Uncanny X-Men #266 (August 1990) is the full debut. Mike Collins pencils. Gambit meets a de-aged, amnesiac Storm (trapped in child-form during the Siege Perilous arc) and guides her through New Orleans as she searches for her lost memories. The issue establishes his name, his powers, his Thieves Guild backstory, and his morally ambiguous relationship with the X-Men. Rogue appears later in the arc, setting up the thirty-year romantic subplot that became a defining piece of both characters’ stories.
Jim Lee’s 1991 X-Men #1 relaunch redesigned Gambit’s costume, adding the pink-and-purple color accents that became his permanent visual identity. The character was commercially central to the Lee-era X-Men run and to the 1992 animated series that brought him to mass-market audiences.
The Trial of Gambit
Uncanny X-Men #350 (December 1997) is the defining Gambit character moment. Scott Lobdell scripts; Joe Madureira pencils. The issue reveals that Gambit, as a young Thieves Guild operative, had guided the Marauders to the Morlock tunnels in exchange for Mr. Sinister’s help with his kinetic-energy powers. The Mutant Massacre that followed killed hundreds of Morlocks in the 1986 Uncanny X-Men storyline of the same name; Gambit’s complicity was secret for eleven years of publishing until the Trial arc canonized it.
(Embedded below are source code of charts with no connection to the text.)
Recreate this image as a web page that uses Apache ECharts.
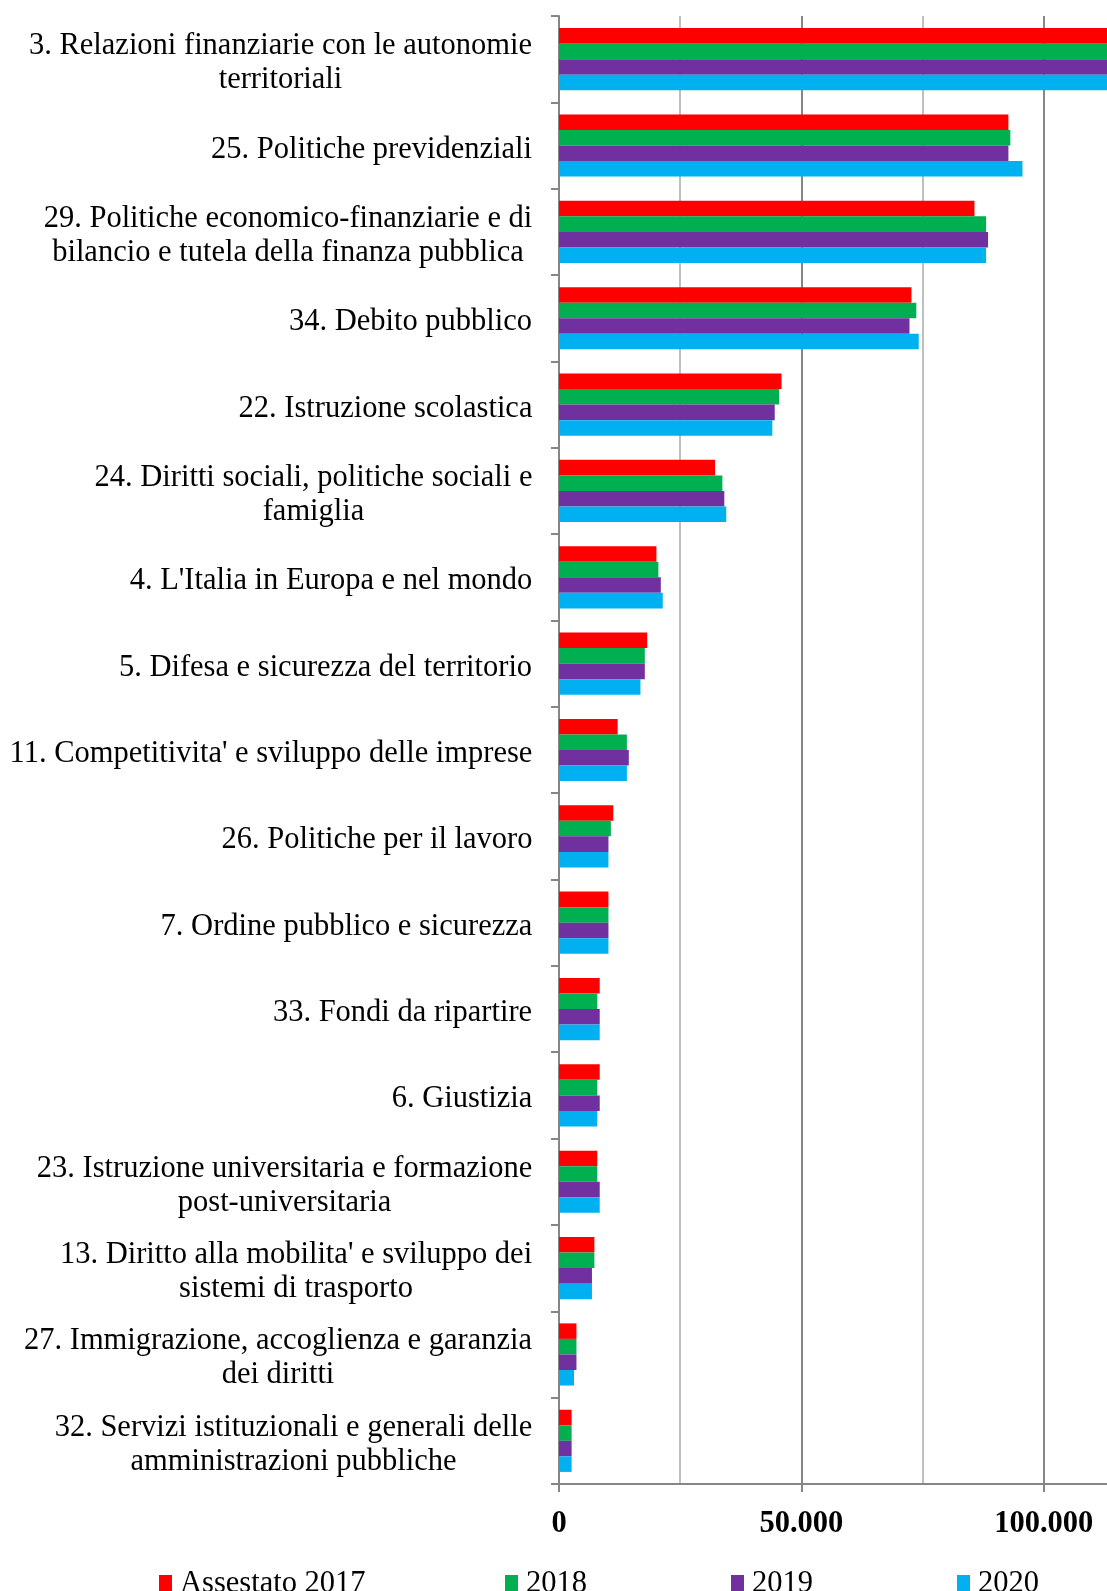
<!DOCTYPE html>
<html>
<head>
<meta charset="utf-8">
<script src="https://cdn.jsdelivr.net/npm/echarts@6/dist/echarts.min.js"></script>
<style>
html,body{margin:0;padding:0;background:#fff;}
#chart{width:1107px;height:1591px;}
</style>
</head>
<body>
<div id="chart"></div>
<script>
const categories = [
  "3. Relazioni finanziarie con le autonomie\nterritoriali",
  "25. Politiche previdenziali",
  "29. Politiche economico-finanziarie e di\nbilancio e tutela della finanza pubblica",
  "34. Debito pubblico",
  "22. Istruzione scolastica",
  "24. Diritti sociali, politiche sociali e\nfamiglia",
  "4. L'Italia in Europa e nel mondo",
  "5. Difesa e sicurezza del territorio",
  "11. Competitivita' e sviluppo delle imprese",
  "26. Politiche per il lavoro",
  "7. Ordine pubblico e sicurezza",
  "33. Fondi da ripartire",
  "6. Giustizia",
  "23. Istruzione universitaria e formazione\npost-universitaria",
  "13. Diritto alla mobilita' e sviluppo dei\nsistemi di trasporto",
  "27. Immigrazione, accoglienza e garanzia\ndei diritti",
  "32. Servizi istituzionali e generali delle\namministrazioni pubbliche"
];
const seriesNames = ["Assestato 2017", "2018", "2019", "2020"];
const values2017 = [116000, 92700, 85700, 72700, 45900, 32200, 20100, 18200, 12100, 11200, 10200, 8400, 8400, 7900, 7300, 3600, 2600];
const values2018 = [116500, 93100, 88100, 73700, 45400, 33700, 20500, 17700, 14000, 10700, 10200, 7900, 7900, 7900, 7300, 3600, 2600];
const values2019 = [117000, 92700, 88500, 72300, 44500, 34100, 21000, 17700, 14400, 10200, 10200, 8400, 8400, 8400, 6800, 3600, 2600];
const values2020 = [118000, 95600, 88100, 74200, 44000, 34500, 21400, 16800, 14000, 10200, 10200, 8400, 7900, 8400, 6800, 3100, 2600];
const xLabelValues = [0, 50000, 100000];

const colors = ["#FF0000", "#00B050", "#7030A0", "#00B0F0"];
const FONT = '"Liberation Serif", "Times New Roman", serif';
const FS = 30.5;

// measure widest line of each label to center multi-line labels
const cv = document.createElement('canvas').getContext('2d');
cv.font = FS + 'px ' + FONT;
const rich = {};
categories.forEach((c, i) => {
  const w = Math.max(...c.split('\n').map(l => cv.measureText(l).width));
  rich['c' + i] = {width: Math.ceil(w) + 1, align: 'center', fontSize: FS, fontFamily: FONT, color: '#000', lineHeight: 34};
});

function fmtNum(v) {
  return String(v).replace(/\B(?=(\d{3})+(?!\d))/g, '.');
}

const allValues = [values2017, values2018, values2019, values2020];
const chart = echarts.init(document.getElementById('chart'), null, {renderer: 'canvas'});
const legends = seriesNames.map((n, i) => ({
  data: [n],
  left: [159, 505, 731, 957][i],
  top: 1568,
  padding: 0,
  icon: 'rect',
  itemWidth: 13,
  itemHeight: 17,
  selectedMode: false,
  textStyle: {fontFamily: FONT, fontSize: FS, color: '#000', padding: [0, 0, 0, 3]}
}));

chart.setOption({
  animation: false,
  color: colors,
  legend: legends,
  grid: {left: 559, top: 16, width: 606, bottom: 107, containLabel: false, outerBoundsMode: 'none'},
  xAxis: [{
    type: 'value',
    position: 'bottom',
    min: 0,
    max: 125000,
    interval: 25000,
    axisLine: {show: true, lineStyle: {color: '#868686', width: 2}},
    axisTick: {show: true, customValues: xLabelValues, length: 8, lineStyle: {color: '#868686', width: 2}},
    axisLabel: {
      customValues: xLabelValues,
      formatter: v => fmtNum(v),
      fontFamily: FONT, fontSize: FS, fontWeight: 'bold', color: '#000', margin: 25
    },
    splitLine: {show: true, lineStyle: {color: '#868686', width: 2}}
  }, {
    type: 'value',
    position: 'top',
    min: 0,
    max: 125000,
    interval: 25000,
    axisLine: {show: false},
    axisTick: {show: false},
    axisLabel: {show: false},
    splitLine: {show: true, lineStyle: {color: ['rgba(0,0,0,0)', '#BFBFBF'], width: 2}}
  }],
  yAxis: {
    type: 'category',
    inverse: true,
    data: categories,
    axisLine: {show: true, lineStyle: {color: '#868686', width: 2}},
    axisTick: {show: true, length: 8, lineStyle: {color: '#868686', width: 2}},
    axisLabel: {
      margin: 26,
      interval: 0,
      padding: [8, 0, 0, 0],
      formatter: (v, idx) => v.split('\n').map(l => '{c' + idx + '|' + l + '}').join('\n'),
      rich: rich,
      fontFamily: FONT, fontSize: FS, color: '#000', lineHeight: 34
    },
    splitLine: {show: false}
  },
  series: seriesNames.map((n, i) => ({
    name: n,
    type: 'bar',
    xAxisIndex: 0,
    data: allValues[i],
    barGap: '0%',
    barCategoryGap: '28%',
    itemStyle: {color: colors[i]}
  }))
});
</script>
</body>
</html>
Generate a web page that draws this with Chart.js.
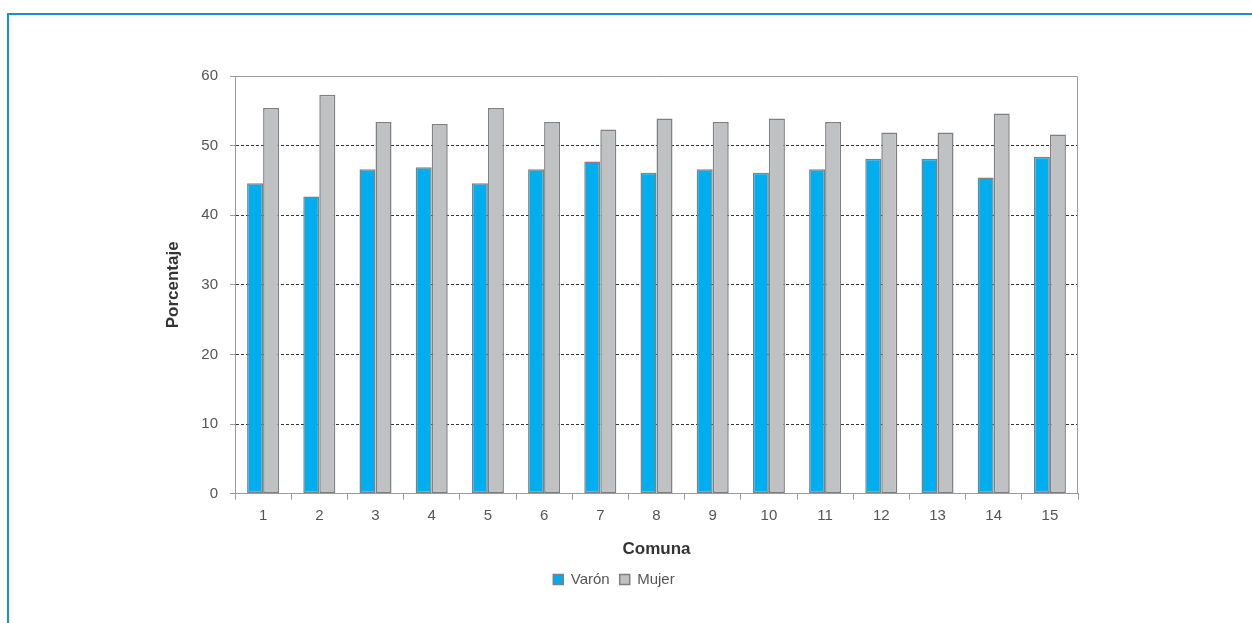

The reveal is one of the most consequential backstory moves Marvel has made on an active X-Men character. Gambit’s morally ambiguous framing runs across every subsequent arc. His relationship with Rogue, the X-Men leadership, and his own self-regard are all shaped by the Morlock guilt.
The Rogue marriage
Mr. and Mrs. X #1 (August 2018) formalized the Rogue-Gambit romance that had been subtextual across decades. Kelly Thompson writes, Oscar Bazaldua pencils, and the limited series treats the marriage as canonical. Modern continuity carries the relationship forward; the couple is now one of Marvel’s most established married pairings.
Collector context
Uncanny X-Men #266 is the defining Gambit key. High-grade CGC 9.8 copies have crossed $1,000 at auction; newsstand variants carry significant premiums. Prices moved with Taylor Kitsch’s 2009 film appearance and spiked again with the 2024 X-Men 97 animated revival.
Uncanny X-Men Annual #14 is the cameo-first key and a cheaper entry for collectors who want the earliest Gambit appearance. Gambit #1 (1993) is the first solo title. X-Men #1 (1991) is the Jim Lee flagship; Gambit’s redesigned costume is the version most fans know.